New Jersey Democrats continue to advance in their pursuit of having one million more Democrats than Republicans within the next year, outpacing Republican voter registration efforts in July by a 2-1 margin.
Democrats outnumber Republicans by 968,422, up from 963,385 last month, according to the State Division of Elections. The spread has increased from 930,542 since the November 2018 mid-term elections.
Since Donald Trump was elected president, New Jersey has added 216,915 more Democrats and 111,042 more Republicans.
New Jersey now has 2,291,008 Democrats and 1,322,586 Republicans. An additional 64,979 voters are registered as members of one of seven independent parties.
Voters in New Jersey are identifying with a political party with greater frequency. The number of unaffiliated voters – often referred to as independents – is now at 2,363,874. That’s down 152,401 since Trump’s election.
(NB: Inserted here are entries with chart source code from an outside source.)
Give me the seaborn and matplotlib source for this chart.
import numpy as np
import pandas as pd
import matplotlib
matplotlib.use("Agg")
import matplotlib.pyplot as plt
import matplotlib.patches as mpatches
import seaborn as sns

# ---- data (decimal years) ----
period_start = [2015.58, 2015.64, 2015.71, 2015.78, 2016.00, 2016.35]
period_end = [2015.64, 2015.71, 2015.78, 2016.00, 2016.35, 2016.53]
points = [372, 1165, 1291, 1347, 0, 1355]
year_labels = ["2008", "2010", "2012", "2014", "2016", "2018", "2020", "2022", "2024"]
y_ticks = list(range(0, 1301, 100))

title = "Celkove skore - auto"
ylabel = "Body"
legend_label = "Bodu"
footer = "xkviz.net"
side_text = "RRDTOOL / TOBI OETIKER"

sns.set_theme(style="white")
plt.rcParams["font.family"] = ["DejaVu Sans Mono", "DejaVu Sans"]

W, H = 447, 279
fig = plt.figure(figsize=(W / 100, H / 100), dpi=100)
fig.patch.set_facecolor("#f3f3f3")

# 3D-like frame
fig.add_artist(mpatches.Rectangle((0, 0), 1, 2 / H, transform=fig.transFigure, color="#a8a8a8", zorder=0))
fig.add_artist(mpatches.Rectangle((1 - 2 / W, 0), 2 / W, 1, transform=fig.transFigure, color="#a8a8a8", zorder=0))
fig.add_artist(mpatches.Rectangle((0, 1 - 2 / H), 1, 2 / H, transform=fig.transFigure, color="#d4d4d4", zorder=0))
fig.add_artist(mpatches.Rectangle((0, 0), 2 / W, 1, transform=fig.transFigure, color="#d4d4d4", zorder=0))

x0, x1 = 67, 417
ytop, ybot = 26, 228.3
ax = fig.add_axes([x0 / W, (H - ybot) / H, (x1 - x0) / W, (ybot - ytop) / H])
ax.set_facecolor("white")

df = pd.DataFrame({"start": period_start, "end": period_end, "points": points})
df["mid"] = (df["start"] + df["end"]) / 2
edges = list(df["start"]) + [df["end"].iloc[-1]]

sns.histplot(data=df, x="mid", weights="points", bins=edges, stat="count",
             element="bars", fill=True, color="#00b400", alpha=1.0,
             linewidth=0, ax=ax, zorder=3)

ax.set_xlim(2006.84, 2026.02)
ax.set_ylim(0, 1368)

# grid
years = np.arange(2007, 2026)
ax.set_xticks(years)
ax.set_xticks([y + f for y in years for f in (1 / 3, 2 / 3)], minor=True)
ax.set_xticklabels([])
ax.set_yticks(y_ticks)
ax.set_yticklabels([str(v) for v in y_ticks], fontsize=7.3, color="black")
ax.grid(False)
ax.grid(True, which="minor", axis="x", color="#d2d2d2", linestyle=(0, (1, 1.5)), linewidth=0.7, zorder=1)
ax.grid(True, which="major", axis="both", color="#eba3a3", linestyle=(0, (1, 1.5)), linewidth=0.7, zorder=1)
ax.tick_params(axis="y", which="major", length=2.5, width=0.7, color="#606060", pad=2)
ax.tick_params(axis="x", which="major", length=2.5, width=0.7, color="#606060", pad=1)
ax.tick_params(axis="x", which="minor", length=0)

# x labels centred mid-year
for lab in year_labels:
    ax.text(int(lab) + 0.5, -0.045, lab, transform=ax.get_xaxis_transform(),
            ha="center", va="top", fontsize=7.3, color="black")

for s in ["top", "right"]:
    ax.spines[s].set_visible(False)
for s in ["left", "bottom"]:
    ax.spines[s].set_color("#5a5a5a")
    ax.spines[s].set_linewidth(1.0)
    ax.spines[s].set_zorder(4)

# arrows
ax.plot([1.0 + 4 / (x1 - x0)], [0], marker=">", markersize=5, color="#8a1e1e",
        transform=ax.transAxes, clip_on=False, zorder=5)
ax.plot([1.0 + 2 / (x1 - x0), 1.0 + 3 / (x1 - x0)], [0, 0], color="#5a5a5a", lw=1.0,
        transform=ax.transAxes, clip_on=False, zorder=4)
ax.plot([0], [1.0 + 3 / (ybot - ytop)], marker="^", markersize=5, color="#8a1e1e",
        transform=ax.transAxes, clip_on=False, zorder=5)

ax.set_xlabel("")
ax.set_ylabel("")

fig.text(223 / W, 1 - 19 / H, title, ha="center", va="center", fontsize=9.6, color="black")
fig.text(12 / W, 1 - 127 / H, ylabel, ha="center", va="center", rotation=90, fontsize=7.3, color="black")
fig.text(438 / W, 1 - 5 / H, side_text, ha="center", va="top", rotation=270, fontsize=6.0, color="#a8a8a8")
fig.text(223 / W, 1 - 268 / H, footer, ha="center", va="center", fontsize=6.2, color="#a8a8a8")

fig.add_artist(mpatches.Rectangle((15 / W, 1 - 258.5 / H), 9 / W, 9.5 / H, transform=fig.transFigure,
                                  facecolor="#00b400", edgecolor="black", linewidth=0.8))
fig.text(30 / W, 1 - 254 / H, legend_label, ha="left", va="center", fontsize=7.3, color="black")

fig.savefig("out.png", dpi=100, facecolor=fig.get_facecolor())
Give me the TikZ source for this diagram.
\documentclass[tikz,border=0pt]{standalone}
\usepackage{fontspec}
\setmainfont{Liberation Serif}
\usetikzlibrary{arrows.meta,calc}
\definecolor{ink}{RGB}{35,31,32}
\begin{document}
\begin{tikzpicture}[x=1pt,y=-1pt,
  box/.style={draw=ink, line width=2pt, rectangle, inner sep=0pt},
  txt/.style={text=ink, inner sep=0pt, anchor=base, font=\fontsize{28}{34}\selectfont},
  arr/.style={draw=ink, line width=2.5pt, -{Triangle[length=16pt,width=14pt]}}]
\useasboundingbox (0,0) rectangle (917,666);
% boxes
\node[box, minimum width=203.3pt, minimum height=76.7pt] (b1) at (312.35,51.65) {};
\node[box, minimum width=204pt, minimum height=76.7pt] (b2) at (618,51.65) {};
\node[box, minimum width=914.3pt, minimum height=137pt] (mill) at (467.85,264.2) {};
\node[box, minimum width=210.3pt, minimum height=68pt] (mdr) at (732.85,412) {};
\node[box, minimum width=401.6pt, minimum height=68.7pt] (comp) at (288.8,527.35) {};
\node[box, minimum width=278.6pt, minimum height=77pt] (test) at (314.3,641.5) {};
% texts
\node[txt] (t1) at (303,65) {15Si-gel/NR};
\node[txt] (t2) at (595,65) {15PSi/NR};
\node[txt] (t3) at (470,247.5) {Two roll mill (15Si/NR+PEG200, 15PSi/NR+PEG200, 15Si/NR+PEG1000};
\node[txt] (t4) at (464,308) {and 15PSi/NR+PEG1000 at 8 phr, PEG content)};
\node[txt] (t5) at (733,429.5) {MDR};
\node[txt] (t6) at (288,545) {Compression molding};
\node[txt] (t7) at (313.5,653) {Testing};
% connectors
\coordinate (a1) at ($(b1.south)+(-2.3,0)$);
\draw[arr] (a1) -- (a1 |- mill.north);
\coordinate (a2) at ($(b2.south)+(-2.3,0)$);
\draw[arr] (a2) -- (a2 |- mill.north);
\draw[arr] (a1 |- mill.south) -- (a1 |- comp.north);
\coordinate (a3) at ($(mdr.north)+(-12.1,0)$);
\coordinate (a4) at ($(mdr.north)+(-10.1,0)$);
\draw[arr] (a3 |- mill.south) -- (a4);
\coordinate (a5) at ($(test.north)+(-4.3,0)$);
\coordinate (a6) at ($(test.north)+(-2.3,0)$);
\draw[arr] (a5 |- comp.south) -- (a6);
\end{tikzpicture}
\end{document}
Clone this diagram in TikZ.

New Jersey is now on track to have more Democrats than unaffiliated voters for the first time in state history. The gap now stands at 72,866 – down from 442,182 in November 2016.
These numbers could bolster Gov. Phil Murphy’s bid for re-election in 2021. Despite being a blue state, New Jersey has not re-elected a Democratic governor since 1977; Republicans have done that three times since then.
In 2001, the last time Republicans had a governor and majorities in both houses of the Legislature, 55% of New Jersey voters were not affiliated with either political party. In eighteen years, that number has dropped to 39.9%.
Democrats made up 25.3% of the voters in 2001, while 19.5% were registered as Republicans. Now Democrats are at 37.5% and Republicans at 21.6%. In raw numbers — and understanding that we’re not talking about the same voters – as unaffiliateds have lost 15% of their market share since 2001, more 80% of those voters are now registered as Democrats.